▶ STORED ROWS:
Start
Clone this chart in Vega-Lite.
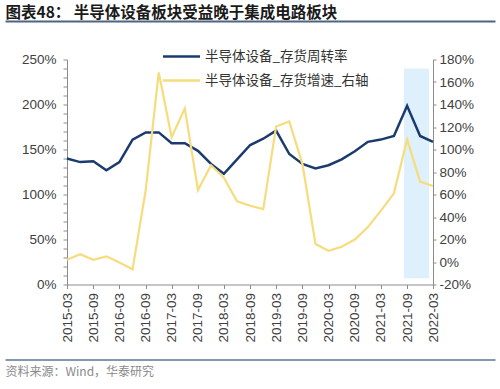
End
Start
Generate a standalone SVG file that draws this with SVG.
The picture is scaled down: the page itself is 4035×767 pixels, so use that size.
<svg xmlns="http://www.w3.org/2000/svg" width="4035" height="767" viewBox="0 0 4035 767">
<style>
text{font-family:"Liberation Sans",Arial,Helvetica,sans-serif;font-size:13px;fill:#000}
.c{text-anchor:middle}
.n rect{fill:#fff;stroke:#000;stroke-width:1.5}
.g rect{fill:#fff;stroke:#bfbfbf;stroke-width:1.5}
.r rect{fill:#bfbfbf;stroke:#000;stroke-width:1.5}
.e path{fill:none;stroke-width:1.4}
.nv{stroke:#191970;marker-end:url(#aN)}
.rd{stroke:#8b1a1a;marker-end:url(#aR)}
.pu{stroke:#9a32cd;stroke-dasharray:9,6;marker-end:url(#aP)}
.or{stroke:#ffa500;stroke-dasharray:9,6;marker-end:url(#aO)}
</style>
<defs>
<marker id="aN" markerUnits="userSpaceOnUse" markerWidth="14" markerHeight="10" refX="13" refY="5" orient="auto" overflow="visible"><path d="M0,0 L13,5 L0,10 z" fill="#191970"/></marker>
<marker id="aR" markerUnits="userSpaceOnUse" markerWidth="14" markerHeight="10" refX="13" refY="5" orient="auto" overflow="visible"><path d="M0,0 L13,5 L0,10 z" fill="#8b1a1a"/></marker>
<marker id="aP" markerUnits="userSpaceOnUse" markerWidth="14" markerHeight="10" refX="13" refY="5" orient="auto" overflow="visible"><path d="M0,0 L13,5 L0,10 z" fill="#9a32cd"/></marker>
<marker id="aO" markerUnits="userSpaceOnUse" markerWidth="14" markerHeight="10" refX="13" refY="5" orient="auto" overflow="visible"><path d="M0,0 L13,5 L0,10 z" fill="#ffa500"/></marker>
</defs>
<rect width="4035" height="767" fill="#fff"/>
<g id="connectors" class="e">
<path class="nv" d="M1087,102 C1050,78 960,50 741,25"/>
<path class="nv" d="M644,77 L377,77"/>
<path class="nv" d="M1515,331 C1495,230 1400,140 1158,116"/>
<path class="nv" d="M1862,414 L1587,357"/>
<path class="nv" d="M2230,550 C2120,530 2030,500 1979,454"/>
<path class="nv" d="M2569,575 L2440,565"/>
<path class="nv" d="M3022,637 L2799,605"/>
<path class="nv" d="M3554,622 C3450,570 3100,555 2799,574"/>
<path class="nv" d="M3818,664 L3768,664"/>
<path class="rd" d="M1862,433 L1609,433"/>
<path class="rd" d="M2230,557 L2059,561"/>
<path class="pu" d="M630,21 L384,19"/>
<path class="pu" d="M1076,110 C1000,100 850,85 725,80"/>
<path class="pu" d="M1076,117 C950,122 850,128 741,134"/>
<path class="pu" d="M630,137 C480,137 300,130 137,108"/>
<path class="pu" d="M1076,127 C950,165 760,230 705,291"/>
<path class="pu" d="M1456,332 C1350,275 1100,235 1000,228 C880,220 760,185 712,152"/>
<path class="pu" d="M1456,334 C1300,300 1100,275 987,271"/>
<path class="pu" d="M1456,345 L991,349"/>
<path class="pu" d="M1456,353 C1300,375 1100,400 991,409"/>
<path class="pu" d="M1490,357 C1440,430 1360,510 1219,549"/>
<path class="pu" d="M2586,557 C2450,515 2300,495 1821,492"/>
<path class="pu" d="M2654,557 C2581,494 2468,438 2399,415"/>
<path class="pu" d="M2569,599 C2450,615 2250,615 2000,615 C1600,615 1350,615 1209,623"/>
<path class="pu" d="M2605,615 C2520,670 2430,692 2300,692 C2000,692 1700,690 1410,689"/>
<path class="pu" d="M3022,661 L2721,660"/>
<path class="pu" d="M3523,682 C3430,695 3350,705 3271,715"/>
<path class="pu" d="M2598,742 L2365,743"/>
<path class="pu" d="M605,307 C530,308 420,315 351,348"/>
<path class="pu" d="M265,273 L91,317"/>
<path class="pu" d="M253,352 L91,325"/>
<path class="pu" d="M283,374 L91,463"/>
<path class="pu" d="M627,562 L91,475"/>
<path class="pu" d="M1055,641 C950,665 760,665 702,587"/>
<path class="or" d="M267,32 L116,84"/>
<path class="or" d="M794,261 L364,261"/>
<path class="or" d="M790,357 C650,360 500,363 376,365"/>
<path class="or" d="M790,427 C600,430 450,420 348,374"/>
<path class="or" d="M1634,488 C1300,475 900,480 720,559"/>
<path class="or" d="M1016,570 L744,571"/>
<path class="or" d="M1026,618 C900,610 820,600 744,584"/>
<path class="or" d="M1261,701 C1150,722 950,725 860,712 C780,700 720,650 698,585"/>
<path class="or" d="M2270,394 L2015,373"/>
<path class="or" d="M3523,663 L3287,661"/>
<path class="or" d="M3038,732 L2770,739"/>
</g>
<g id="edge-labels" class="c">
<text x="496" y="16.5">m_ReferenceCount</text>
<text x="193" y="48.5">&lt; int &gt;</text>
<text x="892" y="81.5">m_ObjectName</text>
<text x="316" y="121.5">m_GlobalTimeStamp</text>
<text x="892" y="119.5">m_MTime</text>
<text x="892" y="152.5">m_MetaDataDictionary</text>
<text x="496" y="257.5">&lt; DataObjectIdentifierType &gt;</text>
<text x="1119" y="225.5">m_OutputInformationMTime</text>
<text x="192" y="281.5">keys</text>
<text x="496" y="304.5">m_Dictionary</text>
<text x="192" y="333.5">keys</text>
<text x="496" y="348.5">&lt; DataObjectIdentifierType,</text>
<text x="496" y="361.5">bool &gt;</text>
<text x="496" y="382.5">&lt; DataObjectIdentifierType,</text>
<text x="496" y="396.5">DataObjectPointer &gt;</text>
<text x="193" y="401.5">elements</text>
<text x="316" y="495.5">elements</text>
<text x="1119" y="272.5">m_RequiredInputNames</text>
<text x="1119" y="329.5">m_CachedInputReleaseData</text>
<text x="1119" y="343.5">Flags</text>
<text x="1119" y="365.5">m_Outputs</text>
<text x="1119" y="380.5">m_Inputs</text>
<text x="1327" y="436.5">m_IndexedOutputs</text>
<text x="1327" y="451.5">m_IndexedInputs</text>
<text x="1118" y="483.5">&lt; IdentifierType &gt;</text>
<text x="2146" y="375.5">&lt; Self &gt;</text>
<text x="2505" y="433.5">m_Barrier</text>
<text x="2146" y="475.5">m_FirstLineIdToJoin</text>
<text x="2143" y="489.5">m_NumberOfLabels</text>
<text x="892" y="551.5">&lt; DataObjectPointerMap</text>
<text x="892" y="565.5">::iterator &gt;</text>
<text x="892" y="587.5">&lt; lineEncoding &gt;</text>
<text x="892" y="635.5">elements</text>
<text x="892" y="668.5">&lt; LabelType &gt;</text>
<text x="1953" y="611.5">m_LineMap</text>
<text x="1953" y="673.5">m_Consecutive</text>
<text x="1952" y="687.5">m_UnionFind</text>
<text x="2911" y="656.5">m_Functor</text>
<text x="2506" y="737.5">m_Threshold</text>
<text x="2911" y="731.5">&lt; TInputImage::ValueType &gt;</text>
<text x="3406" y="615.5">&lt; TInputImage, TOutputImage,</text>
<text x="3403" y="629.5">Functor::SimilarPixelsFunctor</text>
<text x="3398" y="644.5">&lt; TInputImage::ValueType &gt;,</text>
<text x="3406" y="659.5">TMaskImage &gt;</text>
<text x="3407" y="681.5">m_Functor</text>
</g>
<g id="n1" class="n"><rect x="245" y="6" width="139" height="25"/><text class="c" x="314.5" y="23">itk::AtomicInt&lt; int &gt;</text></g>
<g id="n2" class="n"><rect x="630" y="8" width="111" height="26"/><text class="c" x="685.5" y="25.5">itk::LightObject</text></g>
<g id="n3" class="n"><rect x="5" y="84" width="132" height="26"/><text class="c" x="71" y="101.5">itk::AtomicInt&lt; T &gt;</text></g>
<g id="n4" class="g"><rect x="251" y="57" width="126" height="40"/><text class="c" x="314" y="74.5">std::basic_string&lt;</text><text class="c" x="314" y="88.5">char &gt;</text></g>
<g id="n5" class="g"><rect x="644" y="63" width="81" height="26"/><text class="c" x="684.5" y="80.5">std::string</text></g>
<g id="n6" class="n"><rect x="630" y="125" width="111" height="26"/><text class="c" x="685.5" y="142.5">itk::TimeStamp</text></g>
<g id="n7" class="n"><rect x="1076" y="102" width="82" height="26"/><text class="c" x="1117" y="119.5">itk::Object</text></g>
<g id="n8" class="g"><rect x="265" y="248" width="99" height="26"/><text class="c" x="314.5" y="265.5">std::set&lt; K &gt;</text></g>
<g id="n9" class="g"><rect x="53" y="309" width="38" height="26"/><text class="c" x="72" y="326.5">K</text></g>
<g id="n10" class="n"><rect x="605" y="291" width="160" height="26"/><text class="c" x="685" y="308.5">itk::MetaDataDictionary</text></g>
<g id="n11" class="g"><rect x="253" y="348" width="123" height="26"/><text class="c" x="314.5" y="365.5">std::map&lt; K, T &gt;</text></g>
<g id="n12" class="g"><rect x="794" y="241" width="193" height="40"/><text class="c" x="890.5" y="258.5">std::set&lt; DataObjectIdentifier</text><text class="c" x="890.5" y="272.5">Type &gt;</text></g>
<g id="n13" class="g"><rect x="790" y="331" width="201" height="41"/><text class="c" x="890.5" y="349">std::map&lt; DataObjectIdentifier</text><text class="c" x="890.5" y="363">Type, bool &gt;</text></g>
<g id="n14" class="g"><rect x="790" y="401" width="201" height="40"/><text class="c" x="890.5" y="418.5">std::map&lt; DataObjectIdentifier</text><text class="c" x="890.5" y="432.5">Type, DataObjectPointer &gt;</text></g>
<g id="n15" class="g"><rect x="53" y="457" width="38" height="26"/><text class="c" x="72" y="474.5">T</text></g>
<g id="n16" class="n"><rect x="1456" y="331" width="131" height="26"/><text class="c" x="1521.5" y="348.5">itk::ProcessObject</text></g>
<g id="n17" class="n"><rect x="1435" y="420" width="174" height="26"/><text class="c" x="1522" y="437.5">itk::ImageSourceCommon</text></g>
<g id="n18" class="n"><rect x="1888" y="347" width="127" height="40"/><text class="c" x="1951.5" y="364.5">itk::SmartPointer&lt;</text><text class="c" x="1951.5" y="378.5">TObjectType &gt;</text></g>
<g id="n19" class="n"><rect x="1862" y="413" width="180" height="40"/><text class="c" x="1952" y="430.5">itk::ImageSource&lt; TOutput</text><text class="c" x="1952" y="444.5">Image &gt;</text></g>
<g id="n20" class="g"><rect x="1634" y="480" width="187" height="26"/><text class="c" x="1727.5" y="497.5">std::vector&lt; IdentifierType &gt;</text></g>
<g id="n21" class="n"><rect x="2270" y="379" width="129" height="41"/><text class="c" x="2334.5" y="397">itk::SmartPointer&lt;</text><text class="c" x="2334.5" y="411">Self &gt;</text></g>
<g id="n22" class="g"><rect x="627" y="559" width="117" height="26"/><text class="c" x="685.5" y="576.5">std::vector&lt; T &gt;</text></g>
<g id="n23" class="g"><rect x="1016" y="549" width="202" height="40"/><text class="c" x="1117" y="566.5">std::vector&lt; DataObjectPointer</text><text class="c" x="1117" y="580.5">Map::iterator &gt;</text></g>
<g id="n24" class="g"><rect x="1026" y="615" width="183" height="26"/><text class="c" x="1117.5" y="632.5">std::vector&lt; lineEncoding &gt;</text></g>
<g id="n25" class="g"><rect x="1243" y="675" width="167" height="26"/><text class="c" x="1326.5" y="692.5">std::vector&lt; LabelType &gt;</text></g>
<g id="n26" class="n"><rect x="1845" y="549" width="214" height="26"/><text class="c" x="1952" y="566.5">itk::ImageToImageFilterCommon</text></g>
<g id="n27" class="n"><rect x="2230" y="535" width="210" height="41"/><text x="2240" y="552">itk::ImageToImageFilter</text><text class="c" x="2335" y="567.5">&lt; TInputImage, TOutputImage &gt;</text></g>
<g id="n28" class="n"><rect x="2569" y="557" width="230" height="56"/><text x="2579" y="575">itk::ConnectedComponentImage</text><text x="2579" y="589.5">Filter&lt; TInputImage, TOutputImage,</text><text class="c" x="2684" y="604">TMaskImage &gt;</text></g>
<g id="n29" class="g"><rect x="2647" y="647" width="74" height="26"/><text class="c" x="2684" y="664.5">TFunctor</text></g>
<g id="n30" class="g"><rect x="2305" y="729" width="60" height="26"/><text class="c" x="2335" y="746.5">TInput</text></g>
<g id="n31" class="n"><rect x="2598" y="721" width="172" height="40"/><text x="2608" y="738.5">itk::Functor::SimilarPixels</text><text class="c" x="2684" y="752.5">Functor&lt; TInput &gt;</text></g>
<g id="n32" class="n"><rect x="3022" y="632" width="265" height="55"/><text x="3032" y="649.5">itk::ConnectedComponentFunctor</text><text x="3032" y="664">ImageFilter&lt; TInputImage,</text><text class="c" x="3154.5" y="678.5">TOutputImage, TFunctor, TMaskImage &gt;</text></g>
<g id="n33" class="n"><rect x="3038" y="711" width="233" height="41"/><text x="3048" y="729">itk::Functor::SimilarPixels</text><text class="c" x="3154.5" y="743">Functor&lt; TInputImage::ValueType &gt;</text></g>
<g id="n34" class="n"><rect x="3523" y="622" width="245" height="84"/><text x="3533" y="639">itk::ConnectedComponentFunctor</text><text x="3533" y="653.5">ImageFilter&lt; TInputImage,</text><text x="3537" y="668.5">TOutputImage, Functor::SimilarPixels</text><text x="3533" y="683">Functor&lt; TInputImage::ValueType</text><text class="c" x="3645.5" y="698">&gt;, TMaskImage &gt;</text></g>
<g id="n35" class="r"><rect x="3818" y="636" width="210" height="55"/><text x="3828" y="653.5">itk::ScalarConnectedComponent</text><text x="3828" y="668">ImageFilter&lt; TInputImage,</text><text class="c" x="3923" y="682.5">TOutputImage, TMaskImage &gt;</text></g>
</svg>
End
▶ GOAL:
Copy each line of the entries that includes the word "this".

▶ EXPECTED OUTPUT:
Clone this chart in Vega-Lite.
Generate a standalone SVG file that draws this with SVG.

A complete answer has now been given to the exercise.